Goal of the exercise ::
Read through the data and report every line in which the word "using" occurs.

Supplied data ::
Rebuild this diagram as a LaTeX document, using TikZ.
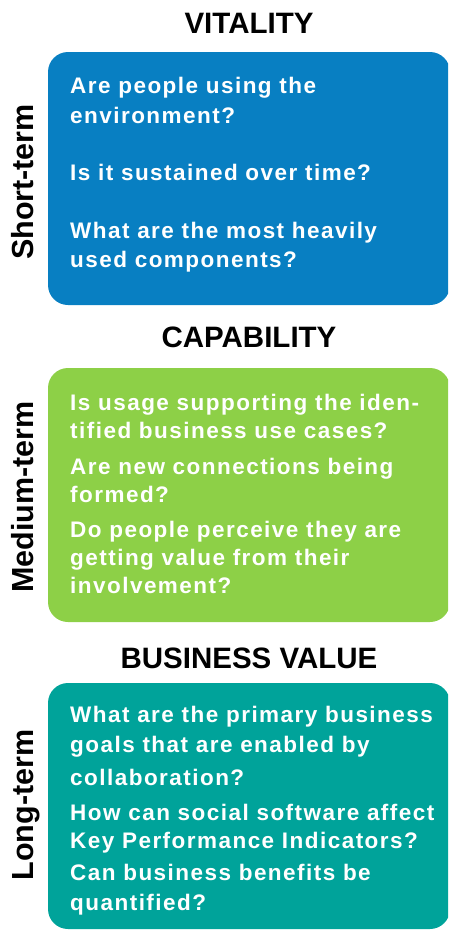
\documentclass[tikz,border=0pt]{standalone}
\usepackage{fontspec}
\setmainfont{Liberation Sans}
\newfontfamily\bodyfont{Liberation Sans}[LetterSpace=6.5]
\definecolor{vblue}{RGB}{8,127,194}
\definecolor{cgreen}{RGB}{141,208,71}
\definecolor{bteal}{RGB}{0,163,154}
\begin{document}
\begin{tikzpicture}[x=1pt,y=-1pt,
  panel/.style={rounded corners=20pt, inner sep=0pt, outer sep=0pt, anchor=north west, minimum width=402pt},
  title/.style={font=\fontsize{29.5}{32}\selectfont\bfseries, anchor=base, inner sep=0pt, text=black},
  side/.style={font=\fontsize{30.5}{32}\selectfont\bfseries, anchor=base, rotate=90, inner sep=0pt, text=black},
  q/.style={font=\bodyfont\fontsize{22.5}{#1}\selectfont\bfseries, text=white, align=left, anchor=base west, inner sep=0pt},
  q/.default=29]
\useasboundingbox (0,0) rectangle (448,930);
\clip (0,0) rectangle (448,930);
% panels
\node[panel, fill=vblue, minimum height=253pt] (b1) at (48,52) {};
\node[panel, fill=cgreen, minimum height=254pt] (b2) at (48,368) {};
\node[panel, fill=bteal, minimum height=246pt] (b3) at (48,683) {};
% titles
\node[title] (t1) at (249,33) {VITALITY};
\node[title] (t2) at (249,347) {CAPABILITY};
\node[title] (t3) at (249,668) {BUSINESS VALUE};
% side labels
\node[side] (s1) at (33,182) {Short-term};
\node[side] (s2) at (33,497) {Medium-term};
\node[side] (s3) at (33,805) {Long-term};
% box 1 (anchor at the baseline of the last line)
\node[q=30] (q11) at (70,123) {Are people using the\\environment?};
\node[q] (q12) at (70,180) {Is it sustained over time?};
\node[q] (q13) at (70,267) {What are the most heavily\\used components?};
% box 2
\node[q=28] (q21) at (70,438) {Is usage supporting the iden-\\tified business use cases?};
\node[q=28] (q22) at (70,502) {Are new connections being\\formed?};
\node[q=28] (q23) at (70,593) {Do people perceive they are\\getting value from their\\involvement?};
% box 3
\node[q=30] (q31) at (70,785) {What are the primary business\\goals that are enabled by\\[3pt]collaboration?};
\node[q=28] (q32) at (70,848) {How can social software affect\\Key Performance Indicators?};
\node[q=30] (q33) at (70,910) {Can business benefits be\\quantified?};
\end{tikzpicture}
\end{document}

Result for this task ::
Rebuild this diagram as a LaTeX document, using TikZ.
\node[q=30] (q11) at (70,123) {Are people using the\\environment?};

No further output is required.